Чтобы лучше понимать процессы, связанные с усилением роли Китая в мире, и адекватно реагировать на них, необходимо признать эффект искусственности разделения политики и экономики и нейтрализовать его. Необходимо разрушить барьеры, которые в политических и научных кругах разделяют экономический, политический и геостратегический подходы».

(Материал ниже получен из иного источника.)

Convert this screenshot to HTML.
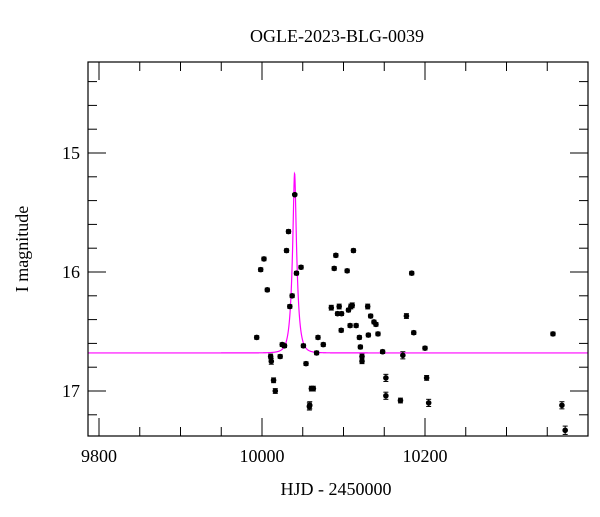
<!DOCTYPE html>
<html><head><meta charset="utf-8"><style>
body{margin:0;background:#fff;}
svg text{font-family:"Liberation Serif",serif;fill:#000;}
</style></head><body>
<svg width="600" height="512" viewBox="0 0 600 512">
<text x="337" y="42" text-anchor="middle" font-size="18">OGLE-2023-BLG-0039</text>
<text x="336" y="495" text-anchor="middle" font-size="18">HJD - 2450000</text>
<text transform="translate(28,249) rotate(-90)" text-anchor="middle" font-size="18">I magnitude</text>
<g id="ticks"></g>
<g id="model"></g>
<g id="points"></g>
<rect x="88" y="62" width="500" height="374" fill="none" stroke="#000" stroke-width="1.2"/>
</svg>
<script>
const xTicks=[9800,10000,10200];
const yTicks=[15,16,17];
const hjd=[9993.5,9998.4,10002.4,10006.5,10010.6,10011.4,10014.2,10016.3,10022.3,10024.8,10027.6,10030.1,10032.5,10034.1,10037,10040.2,10042.3,10047.9,10050.8,10054,10058.1,10058.6,10060.6,10063,10067,10068.7,10075.2,10085,10088.6,10090.6,10092.7,10094.7,10097.2,10097.6,10104.5,10106.1,10108.1,10109,10110.7,10112.2,10115.5,10119.5,10120.7,10122.7,10122.7,10129.7,10130.5,10133.3,10137.4,10139.8,10142.3,10148,10152,10152,10169.9,10172.8,10177.2,10183.7,10186.2,10200,10202,10204.5,10357,10368,10372];
const mag=[16.55,15.98,15.89,16.15,16.71,16.75,16.91,17.0,16.71,16.61,16.62,15.82,15.66,16.29,16.2,15.35,16.01,15.96,16.62,16.77,17.13,17.12,16.98,16.98,16.68,16.55,16.61,16.3,15.97,15.86,16.35,16.29,16.49,16.35,15.99,16.32,16.45,16.29,16.28,15.82,16.45,16.55,16.63,16.71,16.75,16.29,16.53,16.37,16.42,16.44,16.52,16.67,16.89,17.04,17.08,16.7,16.37,16.01,16.51,16.64,16.89,17.1,16.52,17.12,17.33];
const err=[0.015,0.015,0.015,0.015,0.02,0.025,0.02,0.02,0.015,0.015,0.015,0.015,0.015,0.015,0.015,0.01,0.015,0.015,0.015,0.015,0.03,0.03,0.02,0.02,0.015,0.015,0.015,0.02,0.015,0.015,0.015,0.02,0.015,0.015,0.015,0.015,0.015,0.02,0.02,0.015,0.015,0.015,0.015,0.02,0.02,0.02,0.015,0.015,0.015,0.015,0.015,0.015,0.03,0.03,0.02,0.03,0.02,0.015,0.015,0.015,0.02,0.03,0.015,0.03,0.035];
const baseMag=16.68, t0=10040, u0=0.255, tE=6;
const sx=d=>99+(d-9800)*0.815;
const sy=m=>153+(m-15)*119;
const NS="http://www.w3.org/2000/svg";
function mk(tag,attrs,parent){const e=document.createElementNS(NS,tag);for(const k in attrs)e.setAttribute(k,attrs[k]);parent.appendChild(e);return e;}
const tg=document.getElementById('ticks');
for(let d=9800;d<=10400;d+=50){const x=sx(d);if(x<88||x>588)continue;const L=(d%200===0)?18:9;
 const t1=mk('line',{x1:x,x2:x,y1:62,y2:62+L,stroke:'#000','stroke-width':1},tg);
 
 
 const t2=mk('line',{x1:x,x2:x,y1:436,y2:436-L,stroke:'#000','stroke-width':1},tg);
 
 }
for(let i=0;i<=20;i++){const m=14.2+i*0.2;const y=sy(m);if(y<62||y>436)continue;const maj=Math.abs(m-Math.round(m))<1e-6;const L=maj?18:9;
 const t1=mk('line',{x1:88,x2:88+L,y1:y,y2:y,stroke:'#000','stroke-width':1},tg);
 
 
 const t2=mk('line',{x1:588,x2:588-L,y1:y,y2:y,stroke:'#000','stroke-width':1},tg);
 
 }
xTicks.forEach(v=>{const t=mk('text',{x:sx(v),y:462,'text-anchor':'middle','font-size':18},tg);t.textContent=v;
 
 });
yTicks.forEach(v=>{const t=mk('text',{x:80,y:sy(v)+6,'text-anchor':'end','font-size':18},tg);t.textContent=v;
 
 });
let pts=[];
for(let px=88;px<=588;px+=0.25){const t=9800+(px-99)/0.815;const u=Math.sqrt(u0*u0+((t-t0)/tE)**2);const A=(u*u+2)/(u*Math.sqrt(u*u+4));pts.push(px.toFixed(2)+','+sy(baseMag-2.5*Math.log10(A)).toFixed(2));}
const ml=mk('polyline',{points:pts.join(' '),fill:'none',stroke:'#ff00ff','stroke-width':1.2},document.getElementById('model'));


const pg=document.getElementById('points');
hjd.forEach((d,i)=>{const x=sx(d),y=sy(mag[i]),e=err[i]*119;
 const g=mk('g',{},pg);
 
 
 mk('line',{x1:x,x2:x,y1:y-e,y2:y+e,stroke:'#000','stroke-width':1},g);
 mk('line',{x1:x-2.5,x2:x+2.5,y1:y-e,y2:y-e,stroke:'#000','stroke-width':1},g);
 mk('line',{x1:x-2.5,x2:x+2.5,y1:y+e,y2:y+e,stroke:'#000','stroke-width':1},g);
 mk('circle',{cx:x,cy:y,r:2.8,fill:'#000'},g);});
</script>
</body></html>
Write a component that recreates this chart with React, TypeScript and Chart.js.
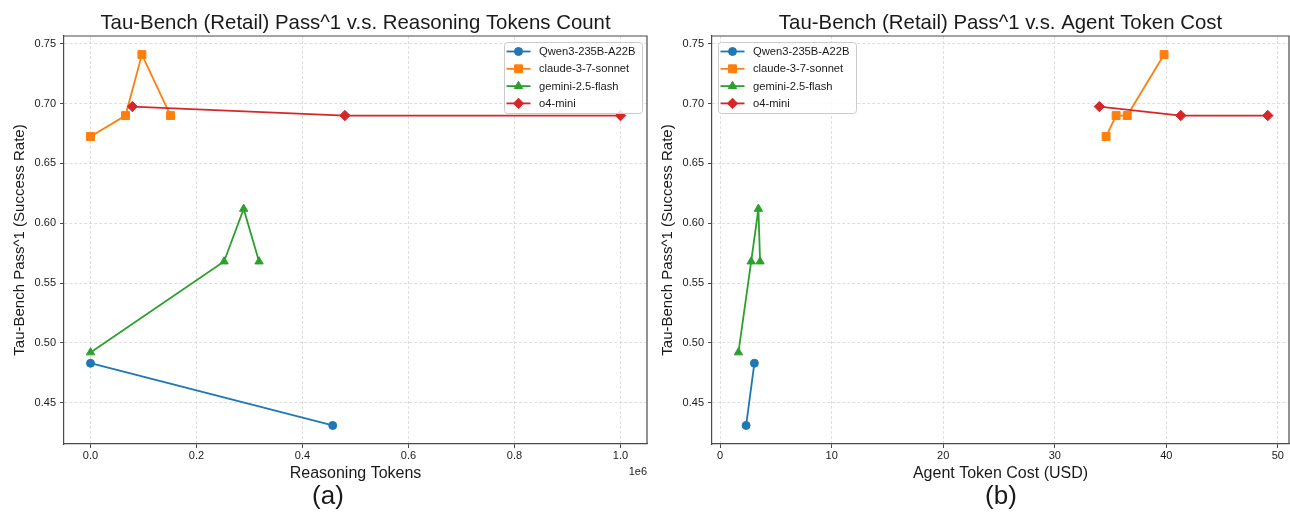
import React, { useEffect, useRef } from "react";
import { Chart, registerables } from "chart.js";

Chart.register(...registerables);

// ---------- data ----------
const seriesNames = ["Qwen3-235B-A22B", "claude-3-7-sonnet", "gemini-2.5-flash", "o4-mini"];

// Panel (a): reasoning tokens vs pass^1
const qwenTokens = [0, 457000];
const qwenPassA = [0.483, 0.431];
const claudeTokens = [0, 66000, 97000, 151000];
const claudePassA = [0.6725, 0.69, 0.741, 0.69];
const geminiTokens = [0, 252000, 289000, 318000];
const geminiPassA = [0.492, 0.568, 0.612, 0.568];
const o4Tokens = [79000, 480000, 1000000];
const o4PassA = [0.6975, 0.69, 0.69];

// Panel (b): agent token cost (USD) vs pass^1
const qwenCost = [2.33, 3.07];
const qwenPassB = [0.431, 0.483];
const claudeCost = [34.6, 35.5, 36.5, 39.8];
const claudePassB = [0.6725, 0.69, 0.69, 0.741];
const geminiCost = [1.64, 2.78, 3.43, 3.58];
const geminiPassB = [0.492, 0.568, 0.612, 0.568];
const o4Cost = [34.0, 41.3, 49.1];
const o4PassB = [0.6975, 0.69, 0.69];

// ticks
const tokenTicks = [0, 200000, 400000, 600000, 800000, 1000000];
const tokenTickLabels = ["0.0", "0.2", "0.4", "0.6", "0.8", "1.0"];
const costTicks = [0, 10, 20, 30, 40, 50];
const costTickLabels = ["0", "10", "20", "30", "40", "50"];
const passTicks = [0.45, 0.5, 0.55, 0.6, 0.65, 0.7, 0.75];
const passTickLabels = ["0.45", "0.50", "0.55", "0.60", "0.65", "0.70", "0.75"];

const titleA = "Tau-Bench (Retail) Pass^1 v.s. Reasoning Tokens Count";
const titleB = "Tau-Bench (Retail) Pass^1 v.s. Agent Token Cost";
const xLabelA = "Reasoning Tokens";
const xLabelB = "Agent Token Cost (USD)";
const yLabel = "Tau-Bench Pass^1 (Success Rate)";

// ---------- styles ----------
const FONT = '"Liberation Sans", Arial, Helvetica, sans-serif';
const COLORS = ["#1f77b4", "#ff7f0e", "#2ca02c", "#d62728"];
const MARKERS = ["circle", "rect", "triangle", "rectRot"];
const RADII = [4, 5.6, 4.8, 5.2];
const SPINE = "#4a4a4a";
const TEXT = "#1a1a1a";
const GRID = "#d6d6d6";

Chart.defaults.font.family = FONT;
Chart.defaults.color = TEXT;

function drawMarker(ctx: CanvasRenderingContext2D, style: string, x: number, y: number, r: number) {
  ctx.beginPath();
  if (style === "circle") {
    ctx.arc(x, y, r, 0, Math.PI * 2);
  } else if (style === "rect") {
    const s = r * Math.SQRT1_2;
    ctx.rect(x - s, y - s, 2 * s, 2 * s);
  } else if (style === "triangle") {
    ctx.moveTo(x, y - r);
    ctx.lineTo(x + r * 0.866, y + r * 0.5);
    ctx.lineTo(x - r * 0.866, y + r * 0.5);
  } else {
    ctx.moveTo(x, y - r);
    ctx.lineTo(x + r, y);
    ctx.lineTo(x, y + r);
    ctx.lineTo(x - r, y);
  }
  ctx.closePath();
  ctx.fill();
  ctx.stroke();
}

const decorPlugin = {
  id: "decor",
  afterDatasetsDraw(chart: any, _args: any, opts: any) {
    const { ctx, chartArea: a } = chart;
    ctx.save();
    // top/right spines
    ctx.strokeStyle = SPINE;
    ctx.lineWidth = 1.2;
    ctx.setLineDash([]);
    ctx.beginPath();
    ctx.moveTo(a.left, a.top);
    ctx.lineTo(a.right, a.top);
    ctx.lineTo(a.right, a.bottom);
    ctx.stroke();

    // legend
    const lx = opts.legendX;
    const ly = opts.legendY;
    const lw = 138;
    const lh = 71;
    ctx.fillStyle = "rgba(255,255,255,0.85)";
    ctx.strokeStyle = "#cccccc";
    ctx.lineWidth = 1;
    ctx.beginPath();
    (ctx as any).roundRect(lx + 0.5, ly + 0.5, lw, lh, 3);
    ctx.fill();
    ctx.stroke();
    chart.data.datasets.forEach((ds: any, i: number) => {
      const yy = ly + 9.5 + i * 17.3;
      ctx.strokeStyle = COLORS[i];
      ctx.fillStyle = COLORS[i];
      ctx.lineWidth = 1.8;
      ctx.beginPath();
      ctx.moveTo(lx + 2.5, yy);
      ctx.lineTo(lx + 26.5, yy);
      ctx.stroke();
      ctx.lineWidth = 1;
      drawMarker(ctx, MARKERS[i], lx + 14.5, yy, RADII[i]);
      ctx.fillStyle = TEXT;
      ctx.font = `11.2px ${FONT}`;
      ctx.textAlign = "left";
      ctx.textBaseline = "middle";
      ctx.fillText(ds.label, lx + 35, yy + 0.5);
    });
    ctx.restore();
  },
  afterDraw(chart: any, _args: any, opts: any) {
    const { ctx, chartArea: a } = chart;
    const cx = (a.left + a.right) / 2;
    ctx.save();
    ctx.fillStyle = TEXT;
    ctx.textAlign = "center";
    // title
    ctx.font = `20.4px ${FONT}`;
    ctx.textBaseline = "alphabetic";
    ctx.fillText(opts.title, cx, 29);
    // x label
    ctx.font = `16px ${FONT}`;
    ctx.textBaseline = "middle";
    ctx.fillText(opts.xLabel, cx, 474);
    // panel label
    ctx.font = `26px ${FONT}`;
    ctx.fillText(opts.panelLabel, opts.panelLabelX, 497);
    // offset label
    if (opts.offsetLabel) {
      ctx.font = `11px ${FONT}`;
      ctx.textAlign = "right";
      ctx.fillText(opts.offsetLabel, a.right, 471.5);
    }
    // y label
    ctx.translate(opts.yLabelX, (a.top + a.bottom) / 2);
    ctx.rotate(-Math.PI / 2);
    ctx.font = `15px ${FONT}`;
    ctx.textAlign = "center";
    ctx.textBaseline = "middle";
    ctx.fillText(yLabel, 0, 0);
    ctx.restore();
  },
};

function makeDatasets(xs: number[][], ys: number[][]) {
  return seriesNames.map((name, i) => ({
    label: name,
    data: xs[i].map((x, j) => ({ x, y: ys[i][j] })),
    showLine: true,
    borderColor: COLORS[i],
    backgroundColor: COLORS[i],
    borderWidth: 1.8,
    pointStyle: MARKERS[i],
    pointRadius: RADII[i],
    pointBorderWidth: 1,
    pointBackgroundColor: COLORS[i],
    pointBorderColor: COLORS[i],
    order: seriesNames.length - 1 - i,
    tension: 0,
  }));
}

function axisCommon(tickValues: number[], tickLabels: string[]) {
  return {
    type: "linear",
    afterBuildTicks: (axis: any) => {
      axis.ticks = tickValues.map((v) => ({ value: v }));
    },
    ticks: {
      font: { size: 11, family: FONT },
      color: TEXT,
      autoSkip: false,
      maxRotation: 0,
      callback: (_v: any, i: number) => tickLabels[i],
    },
    grid: {
      color: GRID,
      lineWidth: 0.8,
      drawTicks: true,
      tickLength: 4,
      tickColor: SPINE,
      tickWidth: 1,
      tickBorderDash: [],
    },
    border: { display: true, color: SPINE, width: 1.2, dash: [3, 2] },
  };
}

type PanelProps = {
  left: number;
  width: number;
  xs: number[][];
  ys: number[][];
  xMin: number;
  xMax: number;
  xTicks: number[];
  xTickLabels: string[];
  yAxisWidth: number;
  padRight: number;
  decor: any;
};

function Panel(p: PanelProps) {
  const ref = useRef<HTMLCanvasElement | null>(null);
  useEffect(() => {
    if (!ref.current) return;
    const xAxis: any = axisCommon(p.xTicks, p.xTickLabels);
    xAxis.min = p.xMin;
    xAxis.max = p.xMax;
    xAxis.ticks.padding = 1;
    xAxis.afterFit = (s: any) => {
      s.height = 68;
    };
    const yAxis: any = axisCommon(passTicks, passTickLabels);
    yAxis.min = 0.4155;
    yAxis.max = 0.7565;
    yAxis.ticks.padding = 4;
    yAxis.afterFit = (s: any) => {
      s.width = p.yAxisWidth;
    };
    const chart = new Chart(ref.current, {
      type: "scatter",
      data: { datasets: makeDatasets(p.xs, p.ys) as any },
      options: {
        animation: false,
        responsive: false,
        devicePixelRatio: 1,
        layout: { padding: { top: 36, right: p.padRight, bottom: 0, left: 0 } },
        plugins: {
          legend: { display: false },
          tooltip: { enabled: false },
          title: { display: false },
          decor: p.decor,
        } as any,
        scales: { x: xAxis, y: yAxis },
      },
      plugins: [decorPlugin as any],
    });
    return () => chart.destroy();
  }, []);
  return (
    <canvas
      ref={ref}
      width={p.width}
      height={512}
      style={{ position: "absolute", left: p.left, top: 0, width: p.width, height: 512 }}
    />
  );
}

export default function App() {
  return (
    <div
      style={{
        position: "fixed",
        left: 0,
        top: 0,
        width: 1290,
        height: 512,
        background: "#ffffff",
        overflow: "hidden",
      }}
    >
      <Panel
        left={0}
        width={660}
        xs={[qwenTokens, claudeTokens, geminiTokens, o4Tokens]}
        ys={[qwenPassA, claudePassA, geminiPassA, o4PassA]}
        xMin={-50000}
        xMax={1050000}
        xTicks={tokenTicks}
        xTickLabels={tokenTickLabels}
        yAxisWidth={64}
        padRight={13}
        decor={{
          title: titleA,
          xLabel: xLabelA,
          panelLabel: "(a)",
          panelLabelX: 328,
          offsetLabel: "1e6",
          legendX: 504,
          legendY: 42,
          yLabelX: 20,
        }}
      />
      <Panel
        left={660}
        width={645}
        xs={[qwenCost, claudeCost, geminiCost, o4Cost]}
        ys={[qwenPassB, claudePassB, geminiPassB, o4PassB]}
        xMin={-0.73}
        xMax={51.0}
        xTicks={costTicks}
        xTickLabels={costTickLabels}
        yAxisWidth={52}
        padRight={16}
        decor={{
          title: titleB,
          xLabel: xLabelB,
          panelLabel: "(b)",
          panelLabelX: 341,
          offsetLabel: "",
          legendX: 58,
          legendY: 42,
          yLabelX: 8,
        }}
      />
    </div>
  );
}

Преодолеть эффект разобщенности в анализе будет непросто, но сейчас для этого самое подходящее время. Китай находится на перепутье — и во внутренней, и в международной политике, это дает возможность снять существующие барьеры. Внутри страны Китай проходит крайне трудную, но необходимую трансформацию модели экономического развития, чтобы избежать так называемой ловушки среднего дохода. При этом встают серьезнейшие экономические, социальные и политические вызовы, и в поиске ответов на них Китай обращается за советом и сотрудничеством к кому только может. В международной сфере Си Цзиньпин активизирует внешнеэкономическую дипломатию, выдвигает все новые инициативы и создает новые институты, что чревато как высокими рисками, так и значительными выигрышами. Наконец, нащупав связь между внутренними и внешними вызовами и инициативами, можно будет ответить на вопрос, как стремление Китая к богатству и могуществу, в рамках которого он пытается, в частности, объединить вопросы развития и безопасности, скажется на самой этой стране и на мире в целом».